Wisconsin needs 600 contact tracers

April 30, 2020

State making progress on hiring and training, but still short of 1,000-person goal.

COVID-19 cases in the last 14 days (left), heat map over life of outbreak (right). Images as of April 25th from Milwaukee County COVID-19

Expanding contact tracing is one of six key criteria identified in Governor Tony Evers’ Badger Bounce Back plan. The process, intended to contain the spread of a disease, is used to identify past contacts and alert people that they should be tested.

“Contact tracing is nothing new to public health people, we have been doing this for centuries,” said state Department of Health Services (DHS) Deputy Secretary Julie Willems Van Dijk during a media briefing on Tuesday, April 28, 2020. The process begins with a case investigation and then transitions to contacting those that may have had contact with the individual.

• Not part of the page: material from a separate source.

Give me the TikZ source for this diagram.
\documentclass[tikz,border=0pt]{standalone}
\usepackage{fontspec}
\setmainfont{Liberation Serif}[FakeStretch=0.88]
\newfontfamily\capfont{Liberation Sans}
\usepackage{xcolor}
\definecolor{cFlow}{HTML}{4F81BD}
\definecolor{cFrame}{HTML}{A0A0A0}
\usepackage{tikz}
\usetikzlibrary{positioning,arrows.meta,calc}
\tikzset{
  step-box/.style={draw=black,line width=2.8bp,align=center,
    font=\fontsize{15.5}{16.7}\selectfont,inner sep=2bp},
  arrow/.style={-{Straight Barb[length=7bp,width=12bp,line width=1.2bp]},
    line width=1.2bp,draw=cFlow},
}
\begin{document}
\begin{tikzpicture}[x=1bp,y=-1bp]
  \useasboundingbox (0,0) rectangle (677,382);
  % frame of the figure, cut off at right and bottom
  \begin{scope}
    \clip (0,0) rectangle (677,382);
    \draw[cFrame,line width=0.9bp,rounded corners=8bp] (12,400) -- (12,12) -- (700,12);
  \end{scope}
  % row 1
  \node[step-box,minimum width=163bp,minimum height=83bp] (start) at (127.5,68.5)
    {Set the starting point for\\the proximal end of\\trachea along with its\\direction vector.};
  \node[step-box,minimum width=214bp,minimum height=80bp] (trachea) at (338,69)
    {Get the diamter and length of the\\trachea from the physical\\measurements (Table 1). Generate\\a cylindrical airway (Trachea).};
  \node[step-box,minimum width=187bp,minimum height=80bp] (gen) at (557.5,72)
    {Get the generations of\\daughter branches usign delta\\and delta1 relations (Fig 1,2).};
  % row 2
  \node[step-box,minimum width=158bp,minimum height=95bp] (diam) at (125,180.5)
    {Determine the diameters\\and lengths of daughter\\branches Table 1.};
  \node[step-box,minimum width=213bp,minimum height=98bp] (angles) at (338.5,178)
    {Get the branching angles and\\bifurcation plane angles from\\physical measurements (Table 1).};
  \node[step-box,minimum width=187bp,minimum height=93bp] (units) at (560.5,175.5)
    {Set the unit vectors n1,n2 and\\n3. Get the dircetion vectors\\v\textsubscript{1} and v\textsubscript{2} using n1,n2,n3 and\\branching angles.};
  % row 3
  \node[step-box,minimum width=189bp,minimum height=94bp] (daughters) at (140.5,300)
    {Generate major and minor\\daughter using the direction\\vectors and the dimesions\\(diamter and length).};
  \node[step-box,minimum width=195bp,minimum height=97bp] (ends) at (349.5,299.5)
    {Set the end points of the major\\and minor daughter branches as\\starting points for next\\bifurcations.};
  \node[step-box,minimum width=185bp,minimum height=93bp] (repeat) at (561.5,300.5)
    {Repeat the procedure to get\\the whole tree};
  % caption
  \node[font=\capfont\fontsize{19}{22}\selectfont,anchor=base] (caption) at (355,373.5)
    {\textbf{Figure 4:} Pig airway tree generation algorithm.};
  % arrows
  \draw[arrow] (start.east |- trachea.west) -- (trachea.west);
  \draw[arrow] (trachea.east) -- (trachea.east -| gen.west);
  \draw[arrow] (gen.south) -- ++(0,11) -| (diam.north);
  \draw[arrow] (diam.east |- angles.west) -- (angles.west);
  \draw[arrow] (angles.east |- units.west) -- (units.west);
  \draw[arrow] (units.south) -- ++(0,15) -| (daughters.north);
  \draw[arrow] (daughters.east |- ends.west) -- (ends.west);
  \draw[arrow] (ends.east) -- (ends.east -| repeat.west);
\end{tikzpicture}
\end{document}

But the scale of the COVID-19 pandemic is challenging local public health departments and the state is moving to help them. Evers’ plan calls for 1,000 contact tracers to ultimately be working on the outbreak. The bounce-back plan benchmark calls for anyone that tests positive to be interviewed within 24 hours and their contacts to be interviewed within 48 hours.

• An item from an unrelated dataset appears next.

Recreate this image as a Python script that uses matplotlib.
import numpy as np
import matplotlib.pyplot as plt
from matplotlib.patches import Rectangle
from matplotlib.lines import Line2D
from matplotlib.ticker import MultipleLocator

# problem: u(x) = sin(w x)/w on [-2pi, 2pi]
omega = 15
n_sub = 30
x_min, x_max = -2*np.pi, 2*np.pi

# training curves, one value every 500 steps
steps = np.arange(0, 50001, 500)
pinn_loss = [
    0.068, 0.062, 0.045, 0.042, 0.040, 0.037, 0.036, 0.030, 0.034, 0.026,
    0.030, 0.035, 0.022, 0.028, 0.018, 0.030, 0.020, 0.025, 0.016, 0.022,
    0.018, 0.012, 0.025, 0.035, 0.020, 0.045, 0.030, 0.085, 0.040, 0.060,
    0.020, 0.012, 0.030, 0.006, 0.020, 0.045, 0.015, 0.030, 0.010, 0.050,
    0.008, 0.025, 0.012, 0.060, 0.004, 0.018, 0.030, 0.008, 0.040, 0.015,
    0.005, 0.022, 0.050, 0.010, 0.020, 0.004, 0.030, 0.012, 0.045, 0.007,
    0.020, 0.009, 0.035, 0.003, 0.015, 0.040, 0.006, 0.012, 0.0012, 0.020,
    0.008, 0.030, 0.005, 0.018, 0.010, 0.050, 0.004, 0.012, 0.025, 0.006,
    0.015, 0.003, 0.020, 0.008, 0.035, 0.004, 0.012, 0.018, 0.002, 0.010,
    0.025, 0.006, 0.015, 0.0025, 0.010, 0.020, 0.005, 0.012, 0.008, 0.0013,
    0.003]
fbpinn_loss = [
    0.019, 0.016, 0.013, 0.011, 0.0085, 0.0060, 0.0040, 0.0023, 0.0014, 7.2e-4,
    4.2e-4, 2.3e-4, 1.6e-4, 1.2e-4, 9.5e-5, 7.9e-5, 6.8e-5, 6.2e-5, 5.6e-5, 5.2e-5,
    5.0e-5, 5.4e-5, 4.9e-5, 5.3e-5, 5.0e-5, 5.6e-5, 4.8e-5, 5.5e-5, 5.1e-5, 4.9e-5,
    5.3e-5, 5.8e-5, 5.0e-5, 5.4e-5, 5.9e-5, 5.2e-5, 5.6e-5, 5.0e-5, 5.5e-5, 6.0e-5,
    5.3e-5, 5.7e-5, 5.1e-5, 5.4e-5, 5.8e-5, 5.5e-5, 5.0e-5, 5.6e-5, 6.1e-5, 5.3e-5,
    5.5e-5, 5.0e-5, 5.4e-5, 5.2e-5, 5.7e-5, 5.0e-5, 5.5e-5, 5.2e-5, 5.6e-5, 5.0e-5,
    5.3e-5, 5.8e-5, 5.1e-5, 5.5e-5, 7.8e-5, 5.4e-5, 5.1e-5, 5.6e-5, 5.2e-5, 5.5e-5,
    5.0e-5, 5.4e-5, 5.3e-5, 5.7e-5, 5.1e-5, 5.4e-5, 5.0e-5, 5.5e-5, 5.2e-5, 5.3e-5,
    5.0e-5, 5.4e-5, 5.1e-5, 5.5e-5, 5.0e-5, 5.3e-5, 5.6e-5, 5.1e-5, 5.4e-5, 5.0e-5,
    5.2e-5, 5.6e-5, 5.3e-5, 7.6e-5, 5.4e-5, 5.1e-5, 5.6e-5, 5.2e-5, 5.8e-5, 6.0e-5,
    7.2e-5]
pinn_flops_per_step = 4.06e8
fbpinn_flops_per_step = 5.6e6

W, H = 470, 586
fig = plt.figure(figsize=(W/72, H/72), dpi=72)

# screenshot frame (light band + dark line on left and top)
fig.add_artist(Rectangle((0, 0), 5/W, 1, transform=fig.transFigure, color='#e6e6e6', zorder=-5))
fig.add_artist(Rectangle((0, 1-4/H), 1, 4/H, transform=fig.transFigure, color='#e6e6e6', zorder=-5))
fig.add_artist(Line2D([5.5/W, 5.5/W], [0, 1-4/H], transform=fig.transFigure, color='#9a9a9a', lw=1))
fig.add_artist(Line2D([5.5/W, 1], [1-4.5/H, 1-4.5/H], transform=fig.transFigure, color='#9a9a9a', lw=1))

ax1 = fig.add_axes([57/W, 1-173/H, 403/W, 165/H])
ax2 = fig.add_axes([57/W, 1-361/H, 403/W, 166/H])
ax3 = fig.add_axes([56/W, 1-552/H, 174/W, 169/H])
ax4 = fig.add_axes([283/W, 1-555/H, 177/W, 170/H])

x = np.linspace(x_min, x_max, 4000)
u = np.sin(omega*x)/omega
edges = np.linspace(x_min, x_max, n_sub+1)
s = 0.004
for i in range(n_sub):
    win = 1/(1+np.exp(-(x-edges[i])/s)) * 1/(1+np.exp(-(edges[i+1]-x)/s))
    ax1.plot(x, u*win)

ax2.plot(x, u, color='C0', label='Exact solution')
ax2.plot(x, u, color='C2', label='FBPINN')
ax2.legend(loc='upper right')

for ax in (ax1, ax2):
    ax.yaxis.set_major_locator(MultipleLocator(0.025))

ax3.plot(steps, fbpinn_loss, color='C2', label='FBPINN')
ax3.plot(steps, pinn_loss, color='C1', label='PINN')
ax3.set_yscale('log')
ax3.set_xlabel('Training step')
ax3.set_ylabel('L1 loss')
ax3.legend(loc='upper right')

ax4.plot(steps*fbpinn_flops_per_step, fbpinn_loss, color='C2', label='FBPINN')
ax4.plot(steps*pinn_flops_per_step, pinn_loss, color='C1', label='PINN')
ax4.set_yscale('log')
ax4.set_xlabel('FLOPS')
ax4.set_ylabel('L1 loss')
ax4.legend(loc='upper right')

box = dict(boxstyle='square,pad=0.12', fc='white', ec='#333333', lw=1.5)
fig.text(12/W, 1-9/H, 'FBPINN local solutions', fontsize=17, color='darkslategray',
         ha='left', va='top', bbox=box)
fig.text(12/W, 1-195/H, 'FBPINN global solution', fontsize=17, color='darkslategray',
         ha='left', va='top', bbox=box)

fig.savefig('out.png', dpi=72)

“It’s about isolating and boxing in the people with the virus rather than isolating and boxing in all of the people,” said Willems Van Dijk. “Testing alone is not enough to contain the virus.”

She said the department now has 259 contact tracers. “We are onboarding 78 more plus 50 who will start training this week,” said Willems Van Dijk. But if things stop there that would leave the state with 387 contact tracers, more than 600 short of the goal.

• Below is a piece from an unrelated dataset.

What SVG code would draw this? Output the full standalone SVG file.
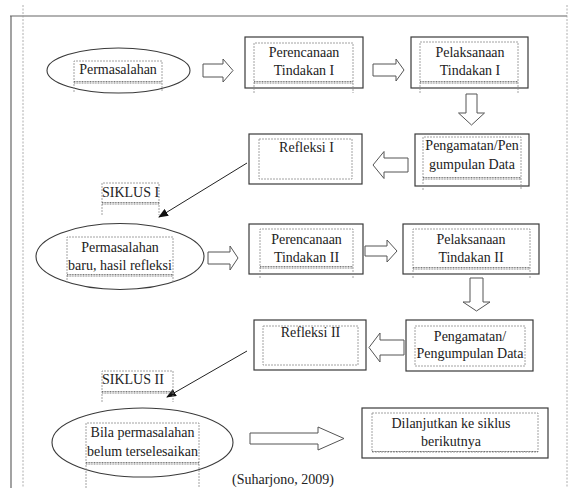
<svg xmlns="http://www.w3.org/2000/svg" width="577" height="488" viewBox="0 0 577 488">
<style>
.box{fill:#fff;stroke:#3a3a3a;stroke-width:1.2}
.ell{fill:#fff;stroke:#3a3a3a;stroke-width:1.1}
.tb{fill:none;stroke:#8a8a8a;stroke-width:0.8;stroke-dasharray:2 1}
.tbl{fill:none;stroke:#555;stroke-width:0.8;stroke-dasharray:1 0.6}
.blk{fill:#fff;stroke:#555;stroke-width:1}
.ln{fill:none;stroke:#222;stroke-width:1}
.frame{fill:none;stroke:#666;stroke-width:1.2}
.guide{fill:none;stroke:#999;stroke-width:0.8;stroke-dasharray:2 1.5}
text{font-family:"Liberation Serif","Times New Roman",serif;font-size:14px;fill:#222;text-anchor:middle}
.l{text-anchor:start}
</style>
<defs>
<marker id="ah" markerWidth="10" markerHeight="8" refX="9" refY="4" orient="auto" markerUnits="userSpaceOnUse">
<path d="M0,0 L10,4 L0,8 Z" fill="#111"/>
</marker>
</defs>
<g id="frame">
<path class="frame" d="M10,16 H567 M11,16 V488"/>
<path class="guide" d="M23,5 V488 M567,5 V488"/>
</g>
<g id="connectors">
<path class="blk" d="M203,64 H223 V59 L233,70.5 L223,82 V77 H203 Z"/>
<path class="blk" d="M373,64 H396 V59 L404,70 L396,81 V76 H373 Z"/>
<path class="blk" d="M466,94 H477 V113 H484.5 L471.5,125 L458.5,113 H466 Z"/>
<path class="blk" d="M408,158 H384 V151.5 L373,165 L384,178.5 V172 H408 Z"/>
<line class="ln" x1="247" y1="163" x2="159" y2="217" marker-end="url(#ah)"/>
<path class="blk" d="M208,252 H230 V246 L238,258 L230,270 V264 H208 Z"/>
<path class="blk" d="M365,246 H387 V240 L397,251 L387,262 V256 H365 Z"/>
<path class="blk" d="M470,278 H483 V302 H490 L476.5,311 L463,302 H470 Z"/>
<path class="blk" d="M404,340 H380 V333 L369,347.5 L380,362 V355 H404 Z"/>
<line class="ln" x1="247" y1="351" x2="167" y2="397" marker-end="url(#ah)"/>
<path class="blk" d="M250,433 H318 V427 L344,438.5 L318,450 V444 H250 Z"/>
</g>
<g id="permasalahan">
<ellipse class="ell" cx="118.5" cy="70.5" rx="71.5" ry="22.5"/>
<path class="tb" d="M74,92 V61 H162 V92"/>
<path class="tbl" d="M74,81.5 H162 M74,83 H162"/>
<text x="118" y="74">Permasalahan</text>
</g>
<g id="perencanaan1">
<rect class="box" x="245" y="37" width="118" height="51"/>
<path class="tb" d="M254,93 V43 H353 V93"/>
<path class="tbl" d="M254,81.5 H353 M254,83 H353"/>
<text x="304" y="57">Perencanaan</text>
<text x="304" y="75">Tindakan I</text>
</g>
<g id="pelaksanaan1">
<rect class="box" x="411" y="37" width="117" height="51"/>
<path class="tb" d="M420,93 V42 H518 V93"/>
<path class="tbl" d="M420,81.5 H518 M420,83 H518"/>
<text x="470" y="56.5">Pelaksanaan</text>
<text x="470" y="74.5">Tindakan I</text>
</g>
<g id="pengamatan1">
<rect class="box" x="415" y="134" width="114" height="52"/>
<path class="tb" d="M423,190 V137 H521 V190"/>
<path class="tbl" d="M423,177.5 H521 M423,179 H521"/>
<text x="472" y="150">Pengamatan/Pen</text>
<text x="472" y="169">gumpulan Data</text>
</g>
<g id="refleksi1">
<rect class="box" x="249" y="134" width="113" height="50"/>
<rect class="tb" x="259" y="139" width="93" height="40"/>
<text x="306.5" y="151.5">Refleksi I</text>
</g>
<g id="siklus1">
<path class="tb" d="M102,215 V183 H159 V215"/>
<path class="tbl" d="M102,202.5 H159 M102,204 H159"/>
<text class="l" x="102" y="197">SIKLUS I</text>
</g>
<g id="permasalahan-baru">
<ellipse class="ell" cx="120" cy="256.5" rx="84" ry="33"/>
<path class="tb" d="M67,283 V237 H173 V283"/>
<path class="tbl" d="M67,274.5 H173 M67,276 H173"/>
<text x="120" y="251.5">Permasalahan</text>
<text x="120" y="269.5">baru, hasil refleksi</text>
</g>
<g id="perencanaan2">
<rect class="box" x="249" y="224" width="114" height="50"/>
<path class="tb" d="M260,278 V229 H353 V278"/>
<path class="tbl" d="M260,266.5 H353 M260,268 H353"/>
<text x="306.5" y="244">Perencanaan</text>
<text x="306.5" y="262">Tindakan II</text>
</g>
<g id="pelaksanaan2">
<rect class="box" x="403" y="224" width="136" height="50"/>
<path class="tb" d="M413,278 V229 H530 V278"/>
<path class="tbl" d="M413,267.5 H530 M413,269 H530"/>
<text x="471" y="244">Pelaksanaan</text>
<text x="471" y="262">Tindakan II</text>
</g>
<g id="pengamatan2">
<rect class="box" x="406" y="320" width="127" height="51"/>
<rect class="tb" x="415" y="326" width="110" height="40"/>
<text x="470" y="340.5">Pengamatan/</text>
<text x="470" y="358">Pengumpulan Data</text>
</g>
<g id="refleksi2">
<rect class="box" x="254" y="320" width="112" height="50"/>
<rect class="tb" x="263" y="326" width="95" height="39"/>
<text x="310.5" y="337">Refleksi II</text>
</g>
<g id="siklus2">
<path class="tb" d="M102,402 V371 H173 V402"/>
<path class="tbl" d="M102,391.5 H173 M102,393 H173"/>
<text class="l" x="102" y="384">SIKLUS II</text>
</g>
<g id="bila">
<ellipse class="ell" cx="142.5" cy="442.5" rx="90.5" ry="34.5"/>
<path class="tb" d="M86,488 V423 H199 V488"/>
<path class="tbl" d="M86,462.5 H199 M86,464 H199"/>
<text x="142.5" y="437">Bila permasalahan</text>
<text x="142.5" y="456">belum terselesaikan</text>
</g>
<g id="dilanjutkan">
<rect class="box" x="362" y="408" width="186" height="50"/>
<rect class="tb" x="372" y="413" width="166" height="39"/>
<path class="tbl" d="M372,451.5 H538"/>
<text x="451" y="428">Dilanjutkan ke siklus</text>
<text x="451" y="446">berikutnya</text>
</g>
<g id="citation">
<text class="l" x="232" y="484">(Suharjono, 2009)</text>
</g>
</svg>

As testing grows and the disease spreads, the number of people needing to be contacted also grows exponentially. One new confirmed case can result in dozens of contacts.

“We are moving to contact everyone who has a test, even before they know the results,” she said. Part of scaling up includes exploring ways to conduct initial interviews via text message or the web.

She said the state is hiring people with public health experience — “people who are good with people, who can conduct an interview, who can be meticulous in terms of data collection,” said Willems Van Dijk. “We also need people with a sense of empathy. This is not an easy job right now.” She said contact tracers call people who are very ill or family members of those who passed away from the disease.

“We are also surrounding our contact tracers with people who have social service skills,” she said. That includes working to make sure people have the support they need to stay home when asked to, including the ability to get groceries or tend to other family members.

The Milwaukee Health Department has a team of 19 contact tracers currently. It refers cases it doesn’t have the capacity to handle to the state or nearby health departments. “MHD is working on significantly ramping up contact tracing capabilities and working with other city departments and outside organizations to onboard individuals dedicated to assisting with these efforts,” said a spokesperson.

The questions asked as part of the initial investigation will also change over time. One question — whether the individual voted in-person for the April 7th election — will be dropped on May 1st. A formal report on the number of individuals that tested positive and had exposure to a voting site will be released in May by MHD. Willems Van Dijk said Tuesday she did not have the latest figures on that statewide investigation.